В этой его внутренней работе, как и в творчестве поэтическом, сказалось своеобразное сочетание легкости и усилия, того, что дано, с настойчивым достижением. Пушкин не скрывал своих слабостей. Благородно, без мелкого самолюбия, вспомнил он, что сделал для него Чаадаев, целитель его душевных сил. Умение быть искренне благодарным тоже признак большой внутренней силы и свободы. Особенно, когда благодарить приходится за такую щекотливую услугу, как борьба с собственными недостатками.

Во глубину души вникая строгим взором,
Ты оживлял ее советом, иль укором;
Твой жар воспламенял к высокому любовь;
Терпенье смелое во мне рождалось вновь…

Характерный эпитет. Раньше Пушкин писал: «Сердце укрепив надеждой и терпеньем». Потом понял, что терпение требует смелости. Он не скрывал, что еще кипит в нем раздражение, злоба, даже ненависть к гонителям и обидчикам. Но все глуше звучат эти голоса, уступая место иным чувствам, иным думам, долгим и важным.

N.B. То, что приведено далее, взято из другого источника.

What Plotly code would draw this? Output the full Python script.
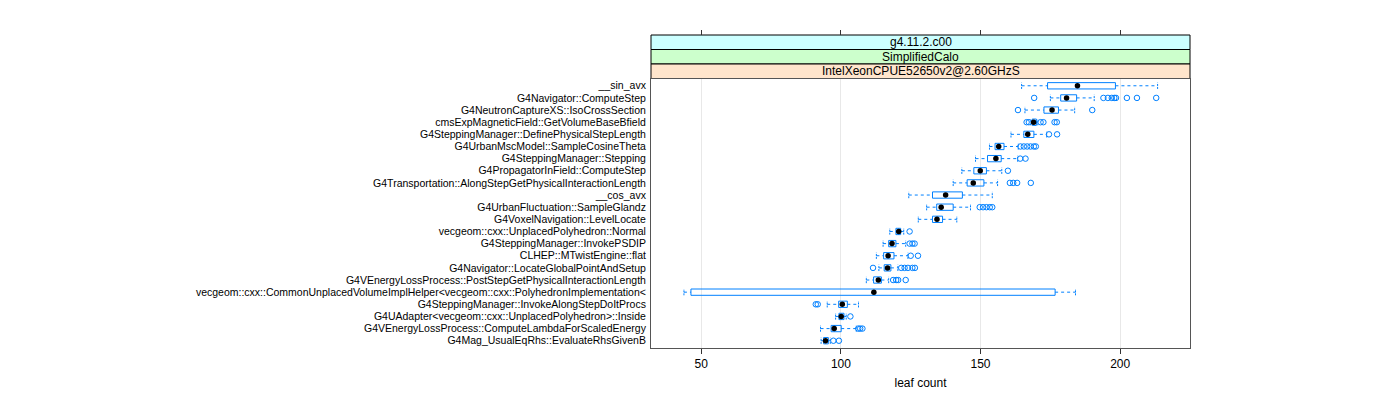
import plotly.graph_objects as go

functions = [
    "__sin_avx",
    "G4Navigator::ComputeStep",
    "G4NeutronCaptureXS::IsoCrossSection",
    "cmsExpMagneticField::GetVolumeBaseBfield",
    "G4SteppingManager::DefinePhysicalStepLength",
    "G4UrbanMscModel::SampleCosineTheta",
    "G4SteppingManager::Stepping",
    "G4PropagatorInField::ComputeStep",
    "G4Transportation::AlongStepGetPhysicalInteractionLength",
    "__cos_avx",
    "G4UrbanFluctuation::SampleGlandz",
    "G4VoxelNavigation::LevelLocate",
    "vecgeom::cxx::UnplacedPolyhedron::Normal",
    "G4SteppingManager::InvokePSDIP",
    "CLHEP::MTwistEngine::flat",
    "G4Navigator::LocateGlobalPointAndSetup",
    "G4VEnergyLossProcess::PostStepGetPhysicalInteractionLength",
    "vecgeom::cxx::CommonUnplacedVolumeImplHelper<vecgeom::cxx::PolyhedronImplementation<",
    "G4SteppingManager::InvokeAlongStepDoItProcs",
    "G4UAdapter<vecgeom::cxx::UnplacedPolyhedron>::Inside",
    "G4VEnergyLossProcess::ComputeLambdaForScaledEnergy",
    "G4Mag_UsualEqRhs::EvaluateRhsGivenB",
]

whisker_low = [164.7, 175.0, 165.9, 168.0, 160.9, 153.2, 148.2, 143.3, 140.2, 124.3, 130.7,
               127.7, 117.5, 115.1, 112.7, 113.6, 109.1, 43.8, 95.1, 98.1, 92.7, 92.9]
q1 = [174.0, 178.7, 172.7, 168.5, 165.5, 155.2, 152.5, 147.6, 145.2, 132.8, 134.3,
      132.8, 119.7, 117.1, 115.3, 115.5, 111.7, 46.3, 99.2, 99.3, 96.5, 93.8]
median = [184.7, 180.8, 175.6, 169.0, 166.9, 156.5, 155.5, 149.9, 147.4, 137.5, 135.9,
          134.4, 120.7, 118.3, 116.9, 116.7, 113.4, 111.8, 100.5, 100.1, 97.6, 94.5]
q3 = [198.3, 184.4, 177.9, 170.0, 169.1, 158.4, 157.4, 152.1, 151.2, 143.5, 140.2,
      136.4, 121.4, 119.7, 119.0, 117.9, 114.5, 176.7, 102.3, 101.1, 100.1, 95.5]
whisker_high = [213.4, 190.7, 183.7, 170.5, 173.7, 163.5, 163.3, 157.6, 156.1, 154.2, 146.4,
                141.5, 122.5, 123.2, 124.0, 120.4, 117.1, 184.0, 106.3, 101.9, 105.5, 96.2]
outliers = [
    [],
    [169.2, 194.0, 195.6, 197.0, 197.9, 198.5, 202.4, 206.0, 212.9],
    [163.4, 190.0],
    [166.5, 167.3, 171.5, 172.5, 176.5, 177.3],
    [174.5, 177.4],
    [164.3, 165.5, 166.7, 167.9, 169.1, 169.8],
    [164.2, 166.1],
    [159.8],
    [160.5, 161.7, 163.1, 168.0],
    [],
    [149.7, 150.9, 152.1, 153.3, 154.2],
    [],
    [124.6],
    [124.6, 125.6, 126.4],
    [125.0, 127.6],
    [111.5, 121.6, 122.8, 124.0, 125.6, 126.5],
    [118.7, 119.8, 120.5, 123.2],
    [],
    [91.0, 91.7],
    [103.4],
    [106.2, 106.9, 107.7],
    [97.3, 99.3],
]

strips = ["g4.11.2.c00", "SimplifiedCalo", "IntelXeonCPUE52650v2@2.60GHzS"]
strip_colors = ["#CCFFFF", "#CCFFCC", "#FFE5CC"]
x_ticks = [50, 100, 150, 200]

BLUE = "#0080ff"
W, H = 1400, 400
n = len(functions)
ypos = [n - i for i in range(n)]  # first function at top
hh = 0.26  # half box height in row units

fig = go.Figure()

# whiskers (dashed)
wx, wy = [], []
for i in range(n):
    y = ypos[i]
    wx += [whisker_low[i], q1[i], None, q3[i], whisker_high[i], None]
    wy += [y, y, None, y, y, None]
fig.add_trace(go.Scatter(x=wx, y=wy, mode="lines", line=dict(color=BLUE, width=1, dash="3px,3px"),
                         hoverinfo="skip", showlegend=False))
# whisker end caps
cx, cy = [], []
for i in range(n):
    y = ypos[i]
    cx += [whisker_low[i], whisker_low[i], None, whisker_high[i], whisker_high[i], None]
    cy += [y - hh, y + hh, None, y - hh, y + hh, None]
fig.add_trace(go.Scatter(x=cx, y=cy, mode="lines", line=dict(color=BLUE, width=1, dash="2px,1px"),
                         hoverinfo="skip", showlegend=False))
# boxes
bx, by = [], []
for i in range(n):
    y = ypos[i]
    bx += [q1[i], q3[i], q3[i], q1[i], q1[i], None]
    by += [y - hh, y - hh, y + hh, y + hh, y - hh, None]
fig.add_trace(go.Scatter(x=bx, y=by, mode="lines", line=dict(color=BLUE, width=1),
                         hoverinfo="skip", showlegend=False))
# outliers
ox, oy = [], []
for i in range(n):
    for v in outliers[i]:
        ox.append(v)
        oy.append(ypos[i])
fig.add_trace(go.Scatter(x=ox, y=oy, mode="markers",
                         marker=dict(symbol="circle-open", size=5.5, color=BLUE, line=dict(width=1)),
                         showlegend=False))
# medians
fig.add_trace(go.Scatter(x=median, y=ypos, mode="markers",
                         marker=dict(symbol="circle", size=5.5, color="black"),
                         showlegend=False))
# dummy trace for top axis
fig.add_trace(go.Scatter(x=[x_ticks[0]], y=[ypos[0]], xaxis="x2", mode="markers",
                         marker=dict(opacity=0), hoverinfo="skip", showlegend=False))

px0, px1 = 651, 1190
py_top, py_bot = 78.5, 348
strip_h = 14.5
xd = [px0 / W, px1 / W]
yd = [(H - py_bot) / H, (H - py_top) / H]
xr = [32.0, 225.0]

fig.update_layout(
    width=W, height=H,
    margin=dict(l=0, r=0, t=0, b=0),
    paper_bgcolor="white", plot_bgcolor="white",
    font=dict(family="Liberation Sans, Arial, sans-serif", size=11, color="black"),
    xaxis=dict(domain=xd, range=xr, tickvals=x_ticks, ticks="outside", ticklen=5,
               tickcolor="#333", showgrid=True, gridcolor="#e8e8e8", gridwidth=1,
               zeroline=False, showline=True, linecolor="#555", linewidth=1, mirror=True,
               tickfont=dict(size=12),
               title=dict(text="leaf count", font=dict(size=12), standoff=8)),
    xaxis2=dict(domain=xd, range=xr, tickvals=x_ticks, ticks="outside", ticklen=5,
                tickcolor="#333", overlaying="x", side="top", anchor="free",
                position=(H - (py_top - 3 * strip_h)) / H, showticklabels=False,
                showgrid=False, zeroline=False, showline=False),
    yaxis=dict(domain=yd, range=[0.4, n + 0.6], tickvals=ypos, ticktext=functions,
               ticks="", showgrid=False, zeroline=False, showline=True, linecolor="#555",
               linewidth=1, mirror=True, tickfont=dict(size=10.5), ticklabelstandoff=2),
)

shapes = []
annotations = []
for k, (txt, col) in enumerate(zip(strips, strip_colors)):
    top = py_top - 3 * strip_h + k * strip_h
    bot = top + strip_h
    shapes.append(dict(type="rect", xref="paper", yref="paper", x0=xd[0], x1=xd[1],
                       y0=(H - bot) / H, y1=(H - top) / H, fillcolor=col,
                       line=dict(color="black", width=1), layer="below"))
    annotations.append(dict(xref="paper", yref="paper", x=(xd[0] + xd[1]) / 2,
                            y=(H - (top + bot) / 2) / H, text=txt, showarrow=False,
                            font=dict(size=12), xanchor="center", yanchor="middle"))
fig.update_layout(shapes=shapes, annotations=annotations)

fig.write_html("out.html", config={"displayModeBar": False},
               post_script="document.body.style.margin='0';")
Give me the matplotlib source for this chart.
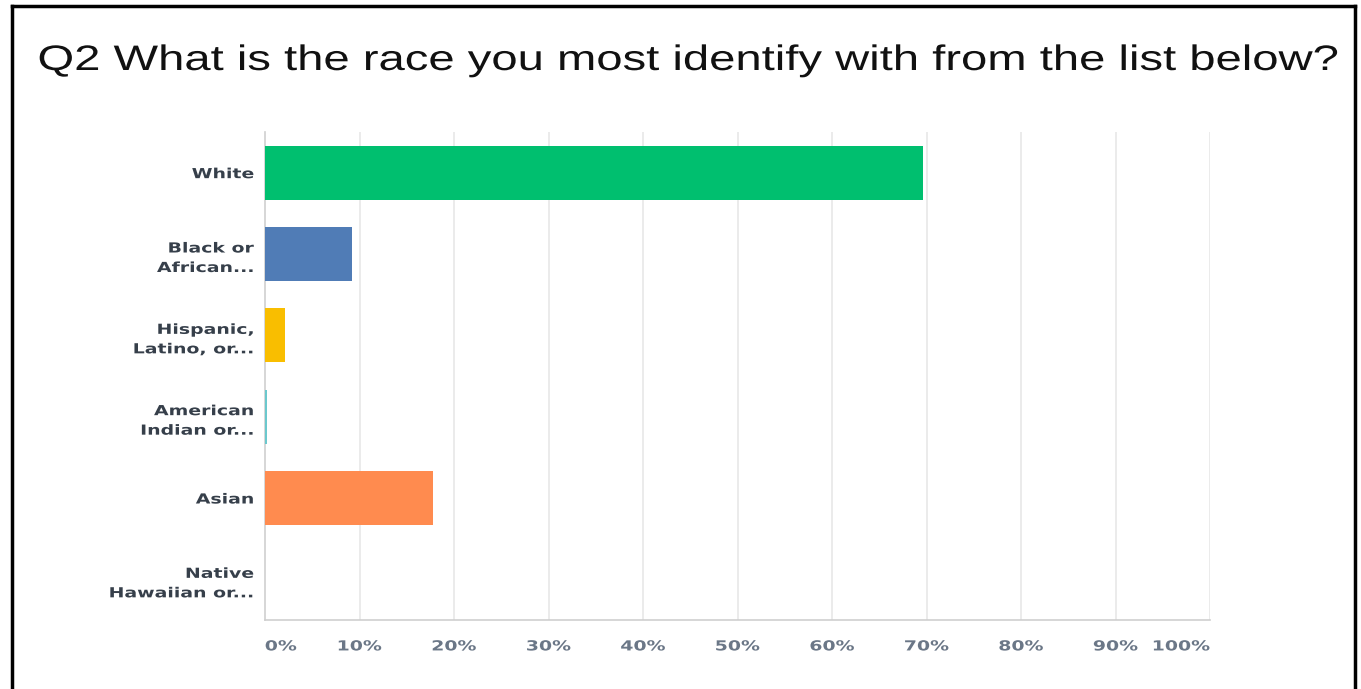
import matplotlib.pyplot as plt
import numpy as np
from matplotlib.lines import Line2D
from matplotlib.patheffects import AbstractPathEffect
from matplotlib.transforms import Affine2D

# answer categories and share of respondents (fraction)
categories = ['White', 'Black or\nAfrican...', 'Hispanic,\nLatino, or...',
              'American\nIndian or...', 'Asian', 'Native\nHawaiian or...']
shares = [0.696, 0.092, 0.021, 0.002, 0.178, 0.0]
bar_colors = ['#00bf6f', '#507cb6', '#f9be00', '#6bc8cd', '#ff8b4f', '#d25f90']
tick_values = [0, 0.1, 0.2, 0.3, 0.4, 0.5, 0.6, 0.7, 0.8, 0.9, 1.0]
tick_labels = ['0%', '10%', '20%', '30%', '40%', '50%', '60%', '70%', '80%', '90%', '100%']


class Stretch(AbstractPathEffect):
    """Widen glyphs horizontally around the left/right/centre of the ink."""

    def __init__(self, sx, anchor='center'):
        super().__init__()
        self.sx = sx
        self.anchor = anchor

    def draw_path(self, renderer, gc, tpath, affine, rgbFace=None):
        bb = tpath.get_extents(affine)
        x0 = {'left': bb.x0, 'right': bb.x1, 'center': 0.5 * (bb.x0 + bb.x1)}[self.anchor]
        t = affine + Affine2D().translate(-x0, 0).scale(self.sx, 1).translate(x0, 0)
        renderer.draw_path(gc, tpath, t, rgbFace)


W, H = 1361, 689
fig = plt.figure(figsize=(W / 100, H / 100), dpi=100)

ax = fig.add_axes([265 / W, 1 - 620 / H, (1210 - 265) / W, (620 - 132) / H])

y = np.arange(len(categories))
ax.barh(y, shares, height=0.66, color=bar_colors, zorder=3)
ax.set_ylim(len(categories) - 0.5, -0.5)
ax.set_xlim(0, 1)

# light vertical grid
for v in tick_values[1:]:
    ax.axvline(v, color='#e8e8e8', lw=1.2, zorder=1)

for s in ['top', 'right']:
    ax.spines[s].set_visible(False)
ax.spines['left'].set_color('#cfcfcf')
ax.spines['bottom'].set_color('#cfcfcf')
ax.spines['left'].set_linewidth(1.2)
ax.spines['bottom'].set_linewidth(1.2)

ax.set_yticks(y)
ax.set_yticklabels(categories, fontsize=10, fontweight='bold', color='#363f4a',
                   family='DejaVu Sans', linespacing=1.5)
ax.tick_params(axis='y', length=0, pad=8)
for lab in ax.get_yticklabels():
    lab.set_path_effects([Stretch(1.36, 'right')])

ax.set_xticks(tick_values)
ax.set_xticklabels(tick_labels, fontsize=10, fontweight='bold', color='#6b7787',
                   family='DejaVu Sans')
ax.tick_params(axis='x', length=0, pad=14)
xt = ax.get_xticklabels()
for lab in xt:
    lab.set_path_effects([Stretch(1.36, 'center')])
xt[0].set_ha('left')
xt[0].set_path_effects([Stretch(1.36, 'left')])
xt[-1].set_ha('right')
xt[-1].set_path_effects([Stretch(1.36, 'right')])

title = fig.text(38 / W, 1 - 70 / H,
                 'Q2 What is the race you most identify with from the list below?',
                 fontsize=25.5, family='Liberation Sans', color='#111111',
                 ha='left', va='baseline')
title.set_path_effects([Stretch(1.333, 'left')])

# black frame around the panel
frame_kw = dict(color='black', lw=2.5, transform=fig.transFigure)
fig.add_artist(Line2D([11.5 / W, 11.5 / W], [0, 1 - 6 / H], **frame_kw))
fig.add_artist(Line2D([1354.5 / W, 1354.5 / W], [0, 1 - 6 / H], **frame_kw))
fig.add_artist(Line2D([11.5 / W, 1354.5 / W], [1 - 6 / H, 1 - 6 / H], **frame_kw))

plt.savefig('out.png', dpi=100)
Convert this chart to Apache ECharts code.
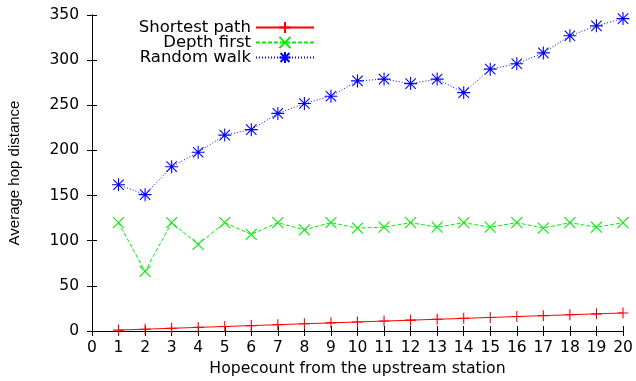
<!DOCTYPE html>
<html>
<head>
<meta charset="utf-8">
<script src="https://cdn.jsdelivr.net/npm/echarts@6/dist/echarts.min.js"></script>
<style>html,body{margin:0;padding:0;background:#fff}#c{width:636px;height:381px}</style>
</head>
<body>
<div id="c"></div>
<script>
var hops = [1,2,3,4,5,6,7,8,9,10,11,12,13,14,15,16,17,18,19,20];
var shortestPath = [1,2,3,4,5,6,7,8,9,10,11,12,13,14,15,16,17,18,19,20];
var depthFirst = [120,66,120,96,120,107,120,112,120,114,115,120,115,120,115,120,114,120,115,120];
var randomWalk = [162,151,182,198,217,223,241,252,260,277,279,274,279,264,290,296,308,327,338,346];
var seriesNames = ['Shortest path','Depth first','Random walk'];
var xTitle = 'Hopecount from the upstream station';
var yTitle = 'Average hop distance';

var FONT = 'DejaVu Sans, sans-serif';
var FONT_Y = 'Liberation Sans, Arial, sans-serif';
var PLUS = 'path://M0,5L10,5M5,0L5,10';
var CROSS = 'path://M0,0L10,10M0,10L10,0';
var STAR = 'path://M0,5L10,5M5,0L5,10M1,1L9,9M1,9L9,1';

function pairs(ys){ return hops.map(function(h,i){ return [h, ys[i]]; }); }

function mk(name, ys, color, sym, size, ltype){
  return {
    name: name, type: 'line', data: pairs(ys),
    symbol: sym, symbolSize: size, showSymbol: true,
    lineStyle: {color: color, width: 1, type: ltype},
    itemStyle: {color: color, borderColor: color, borderWidth: 1.1},
    emphasis: {disabled: true},
    animation: false, z: 3
  };
}

var chart = echarts.init(document.getElementById('c'), null, {renderer: 'canvas'});
var axisCommon = {
  type: 'value',
  axisLine: {show: true, lineStyle: {color: '#000', width: 1}},
  axisTick: {show: true, inside: true, length: 5, lineStyle: {color: '#000'}},
  splitLine: {show: false}
};
chart.setOption({
  animation: false,
  grid: {left: 92, right: 13, top: 15, bottom: 50, outerBoundsMode: 'none', containLabel: false},
  legend: {
    orient: 'vertical', align: 'right', right: 321, top: 19, padding: 0,
    itemWidth: 58, itemHeight: 14, itemGap: -2,
    textStyle: {fontFamily: FONT, fontSize: 16.5, color: '#000'},
    data: seriesNames
  },
  xAxis: [
    Object.assign({}, axisCommon, {
      min: 0, max: 20, interval: 1, position: 'bottom',
      axisLabel: {color: '#000', fontFamily: FONT, fontSize: 15.5, margin: 9},
      name: xTitle, nameLocation: 'middle', nameGap: 29,
      nameTextStyle: {color: '#000', fontFamily: FONT, fontSize: 15.7}
    }),
    Object.assign({}, axisCommon, {
      min: 0, max: 20, interval: 1, position: 'top',
      axisLabel: {show: false}
    })
  ],
  yAxis: [
    Object.assign({}, axisCommon, {
      min: 0, max: 350, interval: 50, position: 'left',
      axisLabel: {color: '#000', fontFamily: FONT, fontSize: 15.5, margin: 13},
      name: yTitle, nameLocation: 'middle', nameGap: 70, nameRotate: 90,
      nameTextStyle: {color: '#000', fontFamily: FONT_Y, fontSize: 15}
    }),
    Object.assign({}, axisCommon, {
      min: 0, max: 350, interval: 50, position: 'right',
      axisLabel: {show: false}
    })
  ],
  series: [
    mk(seriesNames[0], shortestPath, '#ff0000', PLUS, 11, 'solid'),
    mk(seriesNames[1], depthFirst, '#00ee00', CROSS, 11, [4, 2]),
    mk(seriesNames[2], randomWalk, '#0000ff', STAR, 13, [1, 2])
  ]
});
</script>
</body>
</html>
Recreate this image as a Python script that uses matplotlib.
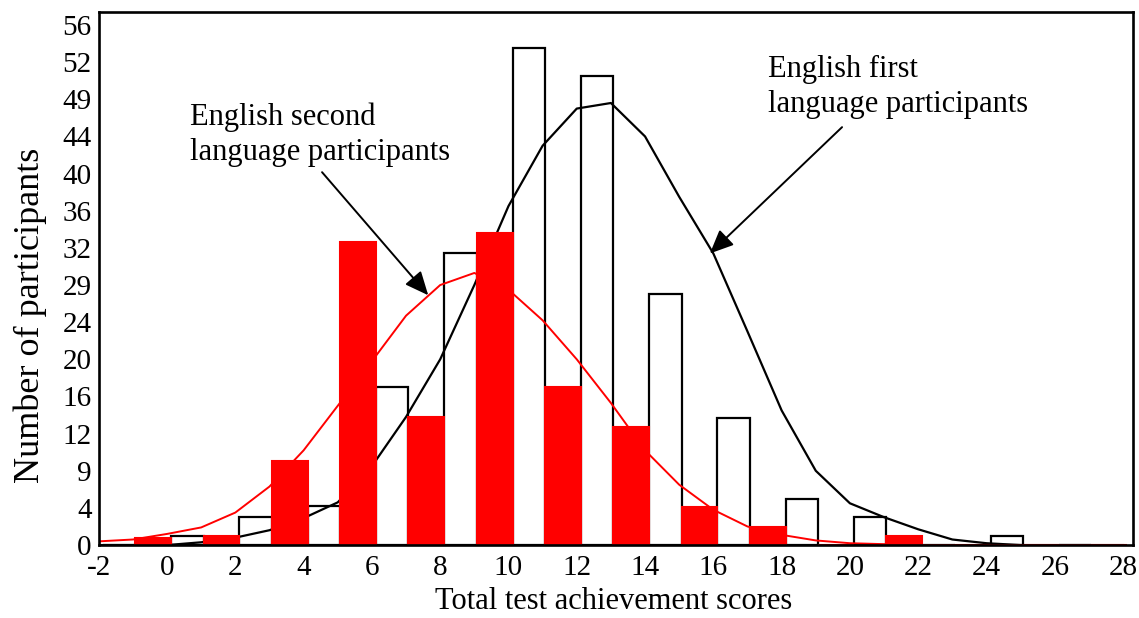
import matplotlib
matplotlib.use("Agg")
import matplotlib.pyplot as plt

plt.rcParams['font.family'] = ['Liberation Serif', 'DejaVu Serif']

# two-point score bins, each holding a first-language and a second-language bar
bin_starts = [-2, 0, 2, 4, 6, 8, 10, 12, 14, 16, 18, 20, 22, 24, 26]
first_lang_counts = [0, 1, 3, 4.2, 17, 31.5, 53.5, 50.5, 27, 13.7, 5, 3, 0, 1, 0]
second_lang_counts = [0.8, 1, 9, 32.6, 13.8, 33.6, 17, 12.7, 4.1, 1.9, 0, 1, 0, 0, 0]

curve_x = list(range(-2, 29))
first_lang_curve = [0, 0, 0, 0.3, 0.8, 1.6, 2.9, 4.6, 8.5, 13.8, 20, 28, 36.5, 43,
                    47, 47.6, 44, 37.5, 31.4, 23, 14.5, 8, 4.5, 3.0, 1.7, 0.6, 0.2,
                    0, 0, 0, 0]
second_lang_curve = [0.4, 0.6, 1.2, 1.9, 3.5, 6.3, 10.2, 15, 19.8, 24.7, 28, 29.3,
                     27.5, 24.2, 20, 15.3, 10.2, 6.5, 3.8, 2.0, 1.1, 0.5, 0.2, 0.1,
                     0, 0, 0, 0, 0, 0, 0]

x_ticks = list(range(-2, 29, 2))
y_tick_pos = list(range(0, 57, 4))
y_tick_labels = ['0', '4', '9', '12', '16', '20', '24', '29', '32', '36', '40',
                 '44', '49', '52', '56']

fig = plt.figure(figsize=(11.39, 6.18), dpi=100)
ax = fig.add_axes([0.0867, 0.118, 0.9083, 0.8626])

white_left = [b + 0.12 for b in bin_starts]
red_left = [b + 1.07 for b in bin_starts]

ax.bar(white_left, first_lang_counts, width=0.95, align='edge', color='white',
       edgecolor='black', linewidth=1.6, zorder=2)
ax.plot(curve_x, first_lang_curve, color='black', lw=1.6, zorder=3)
ax.plot(curve_x, second_lang_curve, color='red', lw=1.4, zorder=3)
ax.bar(red_left, second_lang_counts, width=1.05, align='edge', color='#ff0000',
       edgecolor='#ff0000', linewidth=1.5, zorder=4)

ax.set_xlim(-2, 28.3)
ax.set_ylim(0, 57.4)
ax.set_xticks(x_ticks)
ax.set_xticklabels([str(t) for t in x_ticks])
ax.set_yticks(y_tick_pos)
ax.set_yticklabels(y_tick_labels)
ax.tick_params(length=0, labelsize=21)
ax.tick_params(axis='x', pad=7)
ax.tick_params(axis='y', pad=5)
for s in ax.spines.values():
    s.set_linewidth(1.9)
    s.set_zorder(5)

fig.text(614 / 1139, 0.026, 'Total test achievement scores', ha='center',
         va='center', fontsize=22)
fig.text(30 / 1139, 0.49, 'Number of participants', rotation=90, ha='center',
         va='center', fontsize=26)

arrow = dict(arrowstyle='-|>,head_length=0.9,head_width=0.4', color='black',
             lw=1.4, shrinkA=0, shrinkB=0, mutation_scale=16)

ax.text(0.67, 44.2, 'English second\nlanguage participants', fontsize=22,
        ha='left', va='center', linespacing=1.25, zorder=6)
ax.annotate('', xy=(7.65, 26.9), xytext=(4.54, 40.15), arrowprops=arrow,
            zorder=6)

ax.text(17.6, 49.3, 'English first\nlanguage participants', fontsize=22,
        ha='left', va='center', linespacing=1.25, zorder=6)
ax.annotate('', xy=(15.9, 31.4), xytext=(19.77, 45.0), arrowprops=arrow,
            zorder=6)

plt.savefig('out.png', dpi=100)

Так мужественно боролся Пушкин с внешними искушеньями, с соблазнами собственного малодушия. Свой идеал душевной силы и стойкости он перековывал в стихи. Они текли, струились, излучали новую красоту, создавали новую стройность словесного и душевного ритма, заражали новыми духовными переживаниями. Один из первых исследователей Пушкина, мудрый Я. К. Грот, который еще в Лицее воспринял Пушкинские традиции и с трогательным благоговением описал свои две встречи с поэтом, писал: «Мы знаем, как высоко в минуты особенных возбуждений было душевное настроение Пушкина, знаем, как неутомимо он работал над самим собой, как сам себя перевоспитал размышлением и чтением. Конечно, он представляет из себя один из самых поразительных примеров самообразования в России. Нет спора, что Пушкин в молодости нередко для красного словца, для острой эпиграммы, забывал лучшие правила и чувства. Но именно в таких случаях он казался хуже, чем был на самом деле (в чем, впрочем, сознаются и строгие судьи его), самим же собой он являлся только тогда, когда выходил из-под влияния внешних соблазнов».